- _Exercise goal_
Only the lines from the line containing "Give me the Bokeh source for this chart." to the line containing "from bokeh.resources import INLINE", with both of those lines, are to be repeated exactly. Leave the images out.

(Rows from a dataset of charts and code)

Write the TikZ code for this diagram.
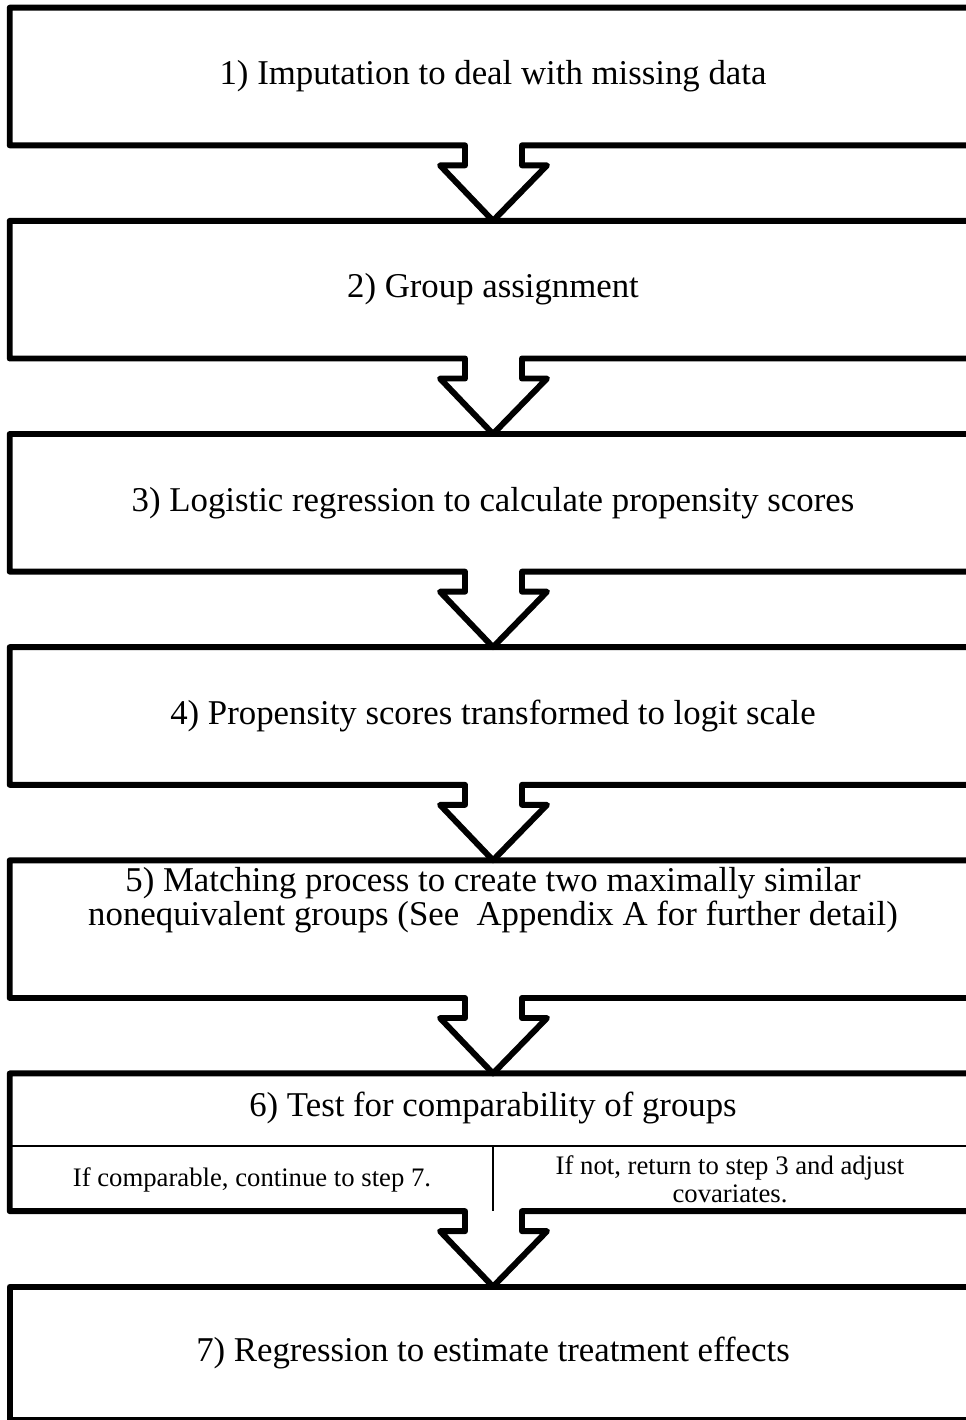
\documentclass[tikz,border=0pt]{standalone}
\usepackage{fontspec}
\setmainfont{Liberation Serif}
\usetikzlibrary{calc,positioning}
% box with a block arrow cut into its bottom edge, pointing at the next box
\newcommand{\StepDown}[2]{%
  \draw[outline] (#1.south west) -- (#1.north west) -- (#1.north east) -- (#1.south east)
    -- ($(#1.south)+(29,0)$) -- ++(0,20) -- ++(25,0) -- (#2.north)
    -- ($(#1.south)+(-53,20)$) -- ++(25,0) -- ++(0,-20) -- cycle;}

\begin{document}
\begin{tikzpicture}[x=0.02cm,y=-0.02cm,node distance=1.51cm,
  stepbox/.style={minimum width=19.32cm,minimum height=2.74cm,inner sep=0pt,
    font=\fontsize{19.8}{19.8}\selectfont,align=center},
  steptext/.style={inner sep=0pt,font=\fontsize{19.8}{19.8}\selectfont,align=center},
  celltext/.style={inner sep=0pt,font=\fontsize{15.2}{15.9}\selectfont,align=center},
  outline/.style={line width=3.4pt,line join=round},
  thinline/.style={line width=1.3pt}]
  \useasboundingbox (0,0) rectangle (966,1420);
  \clip (0,0) rectangle (966,1420);
  % Steps
  \node[stepbox] (s1) at (493,76.5) {1) Imputation to deal with missing data};
  \node[stepbox,below=of s1] (s2) {2) Group assignment};
  \node[stepbox,below=of s2] (s3) {3) Logistic regression to calculate propensity scores};
  \node[stepbox,below=of s3] (s4) {4) Propensity scores transformed to logit scale};
  \node[stepbox,below=of s4] (s5) {};
  \node[steptext] (t5) at ($(s5)+(0,-29)$) {5) Matching process to create two maximally similar\\nonequivalent groups (See~ Appendix A for further detail)};
  \node[stepbox,below=of s5] (s6) {};
  \node[steptext] (t6) at ($(s6)+(0,-34)$) {6) Test for comparability of groups};
  \node[stepbox,below=of s6,minimum height=2.66cm] (s7) {7) Regression to estimate treatment effects};
  % Step 6 split into two outcomes
  \coordinate (d6) at ($(s6)+(0,4)$);
  \draw[thinline] (d6 -| s6.west) -- (d6 -| s6.east);
  \draw[thinline] (d6) -- (d6 |- s6.south);
  \node[celltext] (c6a) at ($(s6)+(-241,38)$) {If comparable, continue to step 7.};
  \node[celltext] (c6b) at ($(s6)+(237,37)$) {If not, return to step 3 and adjust\\covariates.};
  % Outlines and arrows
  \StepDown{s1}{s2}
  \StepDown{s2}{s3}
  \StepDown{s3}{s4}
  \StepDown{s4}{s5}
  \StepDown{s5}{s6}
  \StepDown{s6}{s7}
  \draw[outline] (s7.south west) rectangle (s7.north east);
\end{tikzpicture}
\end{document}
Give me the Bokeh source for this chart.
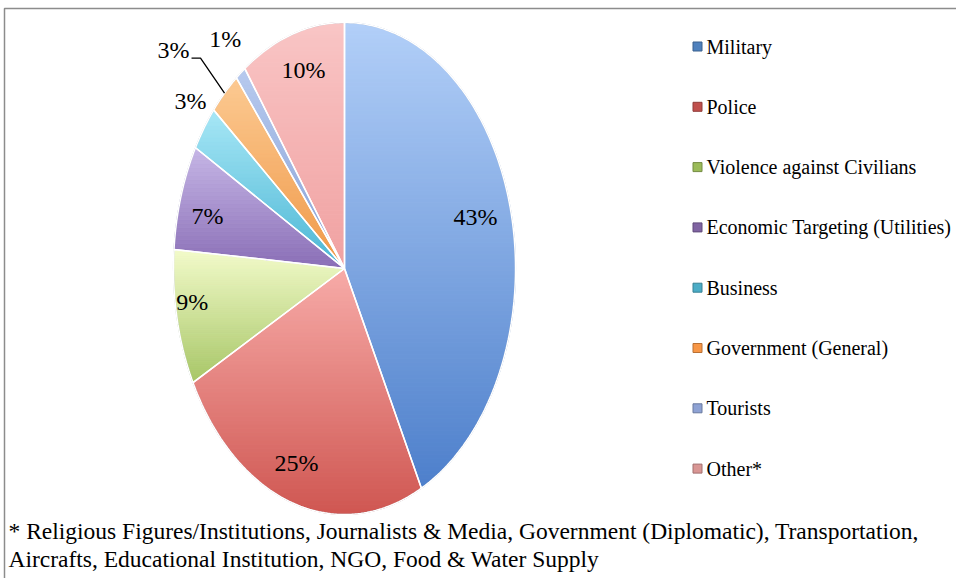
import numpy as np
from bokeh.plotting import figure
from bokeh.models import Range1d
from bokeh.core.properties import value
from bokeh.embed import file_html
from bokeh.resources import INLINE

# ---------------- data ----------------
categories = ["Military", "Police", "Violence against Civilians",
              "Economic Targeting (Utilities)", "Business",
              "Government (General)", "Tourists", "Other*"]
shares = [43, 25, 9, 7, 3, 3, 1, 10]
pct_labels = [f"{s}%" for s in shares]
top_colors = ["#b2cff8", "#f7aba8", "#f3fbcb", "#c6b6e6",
              "#a8e7f6", "#fcca92", "#b7caee", "#f9c5c5"]
bottom_colors = ["#4d7fcb", "#cf5651", "#a7c666", "#8a6eb6",
                 "#4bb6d4", "#ef9848", "#88a2d7", "#f0a1a1"]
legend_colors = ["#4f81bd", "#c0504d", "#9bbb59", "#8064a2",
                 "#4bacc6", "#f79646", "#8ea2d4", "#d99694"]
footnote_lines = [
    "* Religious Figures/Institutions, Journalists & Media, Government (Diplomatic), Transportation,",
    "Aircrafts, Educational Institution, NGO, Food & Water Supply",
]

# ---------------- layout ----------------
W, H = 956, 578
CX, CY, RX, RY = 344, 268, 171, 246
FONT = "Liberation Serif"

p = figure(width=W, height=H, x_range=Range1d(0, W), y_range=Range1d(H, 0),
           x_axis_type=None, y_axis_type=None, output_backend="svg",
           toolbar_location=None, min_border=0, outline_line_color=None)
p.background_fill_color = "white"
p.border_fill_color = "white"


def pt(t, r=1.0):
    return CX + r * RX * np.sin(t), CY - r * RY * np.cos(t)


def hexrgb(h):
    h = h.lstrip("#")
    return [int(h[i:i + 2], 16) for i in (0, 2, 4)]


def mix(c1, c2, f):
    a, b = hexrgb(c1), hexrgb(c2)
    return "#%02x%02x%02x" % tuple(int(round(a[k] + (b[k] - a[k]) * f)) for k in range(3))


def clip_half(pts, yc, keep_ge):
    out = []
    n = len(pts)
    for i in range(n):
        cur, prev = pts[i], pts[i - 1]
        cin = cur[1] >= yc if keep_ge else cur[1] <= yc
        pin = prev[1] >= yc if keep_ge else prev[1] <= yc
        if cin != pin:
            t = (yc - prev[1]) / (cur[1] - prev[1])
            out.append((prev[0] + t * (cur[0] - prev[0]), yc))
        if cin:
            out.append(cur)
    return out


total = float(sum(shares))
cum = np.concatenate([[0], np.cumsum(shares)]) / total * 2 * np.pi

band_xs, band_ys, band_cols = [], [], []
slice_xs, slice_ys = [], []
for i in range(len(shares)):
    t0, t1 = cum[i], cum[i + 1]
    n = max(6, int(np.degrees(t1 - t0)))
    ts = np.linspace(t0, t1, n)
    poly = [(CX, CY)] + [pt(t) for t in ts]
    slice_xs.append([q[0] for q in poly])
    slice_ys.append([q[1] for q in poly])
    ymin = min(q[1] for q in poly)
    ymax = max(q[1] for q in poly)
    step = 4.0
    a = ymin
    while a < ymax:
        b = min(a + step, ymax)
        c = clip_half(clip_half(poly, a, True), b, False)
        if len(c) >= 3:
            f = ((a + b) / 2 - ymin) / max(ymax - ymin, 1)
            band_xs.append([q[0] for q in c])
            band_ys.append([q[1] for q in c])
            band_cols.append(mix(top_colors[i], bottom_colors[i], f))
        a = b

p.patches(band_xs, band_ys, fill_color=band_cols, line_color=band_cols, line_width=0.8)
p.ellipse(x=[CX], y=[CY], width=[2 * RX], height=[2 * RY], fill_alpha=0,
          line_color="#6f7f96", line_alpha=0.45, line_width=1.2)
p.patches(slice_xs, slice_ys, fill_alpha=0, line_color="white", line_width=1.5)

# ---------------- slice labels ----------------
rfac = [0.795, 0.84, 0.9, 0.83, 1.13, 1.0, 1.166, 0.84]
nudge = [-2.0, 1.7, 3.0, -1.9, 2.4, 0.0, 0.7, 1.2]
lx, ly, lt = [], [], []
for i in range(len(shares)):
    mid = (cum[i] + cum[i + 1]) / 2
    if i == 5:
        ex, ey = pt(mid, 1.0)
        bx, by = pt(mid, 1.2)
        p.line([ex, bx, bx - 9], [ey, by, by], line_color="black", line_width=1.3)
        p.text(x=[bx - 11], y=[by - 8], text=[pct_labels[i]], text_align="right",
               text_baseline="middle", text_font=value(FONT), text_font_size="24px",
               text_color="black")
        continue
    x, y = pt(mid + np.radians(nudge[i]), rfac[i])
    lx.append(x); ly.append(y); lt.append(pct_labels[i])
p.text(x=lx, y=ly, text=lt, text_align="center", text_baseline="middle",
       text_font=value(FONT), text_font_size="24px", text_color="black")

# ---------------- legend ----------------
leg_y0, leg_dy = 46, 60.3
leg_y = [leg_y0 + k * leg_dy for k in range(len(categories))]
p.scatter(x=[697] * len(categories), y=leg_y, marker="square", size=9,
          fill_color=legend_colors, line_color=[mix(c, "#000000", 0.25) for c in legend_colors],
          line_width=1)
p.text(x=[706] * len(categories), y=leg_y, text=categories, text_align="left",
       text_baseline="middle", text_font=value(FONT), text_font_size="20px",
       text_color="black")

# ---------------- footnote ----------------
p.text(x=[8, 8], y=[530, 558], text=footnote_lines, text_align="left",
       text_baseline="middle", text_font=value(FONT), text_font_size="23.5px",
       text_color="black")

# ---------------- frame ----------------
p.line([4, 4, W], [H, 8, 8], line_color="#8c8c8c", line_width=1.5)

open("out.html", "w").write(file_html(p, INLINE))
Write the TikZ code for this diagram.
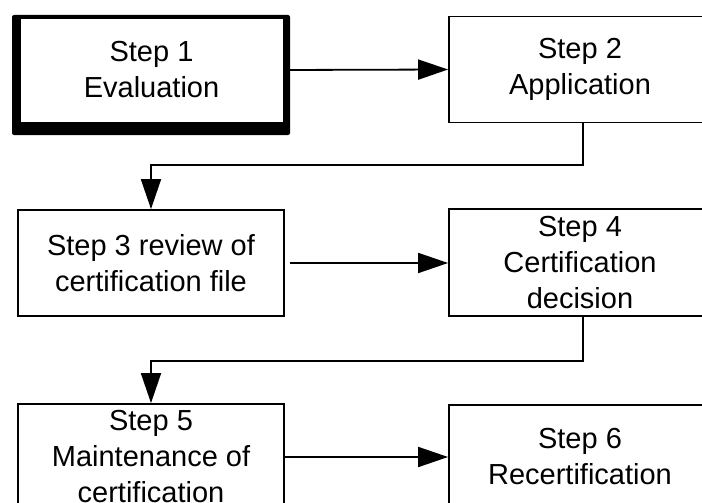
\documentclass[tikz,border=0pt]{standalone}
\usepackage{fontspec}
\setmainfont{Liberation Sans}
\usetikzlibrary{arrows.meta}
\begin{document}
\begin{tikzpicture}[x=1pt,y=-1pt,
  box/.style={draw, line width=1.8pt, rectangle, align=center, inner sep=0pt,
    font=\fontsize{29}{36}\selectfont},
  arr/.style={line width=1.8pt, -{Triangle[length=30pt,width=20pt]}},
  shadowbox/.style={fill=black, rounded corners=2pt}]
\useasboundingbox (0,0) rectangle (702,503);
\clip (0,0) rectangle (702,503);
\fill[shadowbox] (12,15) rectangle (290,135);
\node[box, fill=white, line width=0.8pt, minimum width=263pt, minimum height=104pt] (s1) at (151.5,70) {Step 1\\Evaluation};
\node[box, minimum width=262pt, minimum height=106pt] (s2) at (580,69.5) {Step 2\\Application};
\node[box, minimum width=266pt, minimum height=106pt] (s3) at (151,263) {Step 3 review of\\certification file};
\node[box, minimum width=262pt, minimum height=107pt] (s4) at (580,262.5) {Step 4\\Certification\\decision};
\node[box, minimum width=266pt, minimum height=106pt] (s5) at (151,457) {Step 5\\Maintenance of\\certification};
\node[box, minimum width=262pt, minimum height=104pt] (s6) at (580,457) {Step 6\\Recertification};
\draw[arr] (s1.east) -- (s2.west);
\draw[arr] ([xshift=3pt]s2.south) -- ++(0,41.5) -| (s3.north);
\draw[arr] ([xshift=5pt]s3.east) -- (s4.west |- s3.east);
\draw[arr] ([xshift=3pt]s4.south) -- ++(0,44) -| (s5.north);
\draw[arr] (s5.east) -- (s6.west);
\end{tikzpicture}
\end{document}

- _Finished exercise_
Give me the Bokeh source for this chart.
import numpy as np
from bokeh.plotting import figure
from bokeh.models import Range1d
from bokeh.core.properties import value
from bokeh.embed import file_html
from bokeh.resources import INLINE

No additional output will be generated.